Library Selection and Other Self-Inflicted Wounds
Many times that “problem with the language” is not a problem with the language at all, it’s a problem in my code or someone else’s on my team.
I was on a team once where we evaluated and chose a third party library for a REST API we were working on. This API seemed to be promising as it offered non-dictionary data models that were strongly typed and validated. However, there was an unintended consequence of this choice. Since the REST API handled data that was doing three-dimensional geological mapping, one of the core elements of the request contained a list of three-dimensional points as x,y,z coordinates. Since there could easily be several million points sent, we found that the fact that the data validation the library we were using was doing on each point was slowing the request to a crawl. Our solution was to write hand validation for the rest of the request, and to remove the library altogether, treating the list of points as a simple JSON list.
My point here is that even though Python is not as performant as Java or C, if things have really crawled to a halt, blaming the language should be a last resort. I’ve been successful in troubleshooting a few Java performance issues in the past as well, and they always boiled down to a bug in our codebase.
Future Improvements
Python’s original design goals were to create a scripting language emphasizing simplicity, readable code and developer productivity. As we’ve seen, although high performance wasn’t an original design goal, the scientific and data science communities contributed libraries based on C and other high-performance languages.

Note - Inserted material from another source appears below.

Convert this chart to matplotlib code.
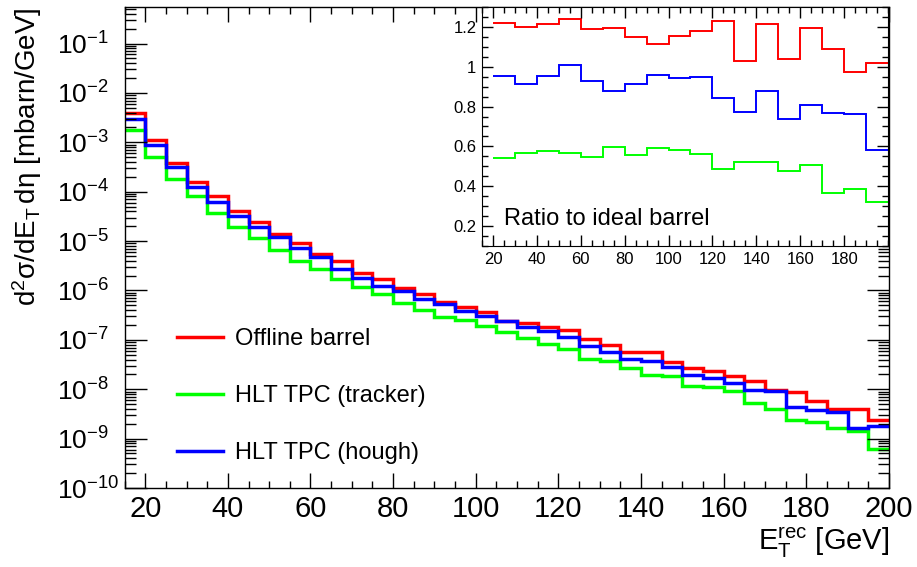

Still, the core Python development team is working to improve the performance of “native” Python. For this subject, I can strongly recommend a fascinating article entitled Guido van Rossum’s Ambitious Plans for Improving Python Performance. The video interview touches on performance only briefly but is still interesting. The rest of the article gives a lot of helpful background and links on the topic, showing what the core team will be working on for the next several releases.
I’m for one am looking forward to seeing what they can do, and I’ll continue working in this “fast enough” language where I can be highly productive in the meantime!